The umbrella body for the leaders of higher education colleges is preparing to downsize and remould itself into an organisation mainly representing small specialist colleges as more of its members bid for university status.
Within a year, the Standing Conference of Principals expects its membership to shrink from 40 colleges to about 30, most of which will have fewer than 5,000 full-time equivalent students.
An ongoing review concluded that there needed to be a "major step change" in Scop's development as an organisation, Dianne Willcocks, principal of York St John College and chair of Scop, said at a reception in London this week.
Key messages emerging from the review included "the importance of strengthening Scop as the representative voice for smaller and specialist institutions" and identifying "clear opportunities for Scop to work more creatively with particular specialist clus-ters of institutions", she said.

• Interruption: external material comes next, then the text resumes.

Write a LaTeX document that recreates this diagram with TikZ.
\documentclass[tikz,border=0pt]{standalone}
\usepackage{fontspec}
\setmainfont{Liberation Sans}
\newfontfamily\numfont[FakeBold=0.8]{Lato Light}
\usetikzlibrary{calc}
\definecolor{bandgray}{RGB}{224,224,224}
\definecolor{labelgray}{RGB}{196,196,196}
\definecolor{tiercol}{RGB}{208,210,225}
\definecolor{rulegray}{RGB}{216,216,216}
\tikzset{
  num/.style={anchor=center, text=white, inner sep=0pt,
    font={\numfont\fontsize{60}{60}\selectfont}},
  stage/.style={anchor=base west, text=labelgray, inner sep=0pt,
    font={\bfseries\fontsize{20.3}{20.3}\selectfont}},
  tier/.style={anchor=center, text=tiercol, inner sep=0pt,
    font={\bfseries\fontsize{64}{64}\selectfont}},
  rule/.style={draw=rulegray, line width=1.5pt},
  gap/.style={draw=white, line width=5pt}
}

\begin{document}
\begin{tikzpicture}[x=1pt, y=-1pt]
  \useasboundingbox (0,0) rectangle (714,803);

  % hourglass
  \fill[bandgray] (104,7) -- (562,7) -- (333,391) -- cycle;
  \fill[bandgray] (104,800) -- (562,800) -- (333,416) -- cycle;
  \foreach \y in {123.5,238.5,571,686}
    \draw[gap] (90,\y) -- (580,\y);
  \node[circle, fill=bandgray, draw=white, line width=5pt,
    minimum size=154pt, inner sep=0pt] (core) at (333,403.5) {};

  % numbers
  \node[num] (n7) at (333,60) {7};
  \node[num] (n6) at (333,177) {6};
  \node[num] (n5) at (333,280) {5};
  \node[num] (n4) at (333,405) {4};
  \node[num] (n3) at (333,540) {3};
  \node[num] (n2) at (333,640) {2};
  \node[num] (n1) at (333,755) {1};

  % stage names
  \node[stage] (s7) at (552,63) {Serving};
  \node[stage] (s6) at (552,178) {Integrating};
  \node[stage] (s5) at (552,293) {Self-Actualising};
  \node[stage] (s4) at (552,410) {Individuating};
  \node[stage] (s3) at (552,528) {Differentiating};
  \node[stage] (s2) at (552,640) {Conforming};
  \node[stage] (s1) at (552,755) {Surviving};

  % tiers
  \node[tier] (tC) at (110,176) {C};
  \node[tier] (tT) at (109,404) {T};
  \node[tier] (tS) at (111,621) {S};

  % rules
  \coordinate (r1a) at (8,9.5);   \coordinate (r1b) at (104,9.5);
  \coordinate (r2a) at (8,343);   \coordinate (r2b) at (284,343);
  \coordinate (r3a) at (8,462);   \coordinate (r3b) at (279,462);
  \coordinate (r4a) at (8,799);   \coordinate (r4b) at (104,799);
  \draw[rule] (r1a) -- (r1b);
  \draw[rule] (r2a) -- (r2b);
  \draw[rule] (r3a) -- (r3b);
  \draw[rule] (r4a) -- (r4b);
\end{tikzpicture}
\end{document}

The Times Higher has learnt that out of the six colleges that will become universities this autumn, four - Southampton Institute, University College Chester, University College Winchester and Canterbury Christ Church University College - are planning to leave Scop. The other two, Bath Spa University College and Liverpool Hope University College, are expected to reconsider their position in about a year.
Bids for university status from three other colleges were being considered by the Quality Assurance Agency's board as The Times Higher went to press this week.
They include University College Chichester and University College Worcester, which failed to get a green light from the QAA when the other six were successful in March.
The third is understood to be University College Northampton, which has been aiming to gain university status under old rules that require a would-be university to have research degree-awarding powers.
An application from Buckinghamshire Chilterns University College, however, has been rejected.
Bryan Mogford, its principal, said: "We are surprised and disappointed by the view of the QAA that BCUC has yet to meet the criteria necessary for the award of university title."
* Scop has announced that its next chair will be Pam Taylor, principal of Newman College, in Birmingham. She will take office from November.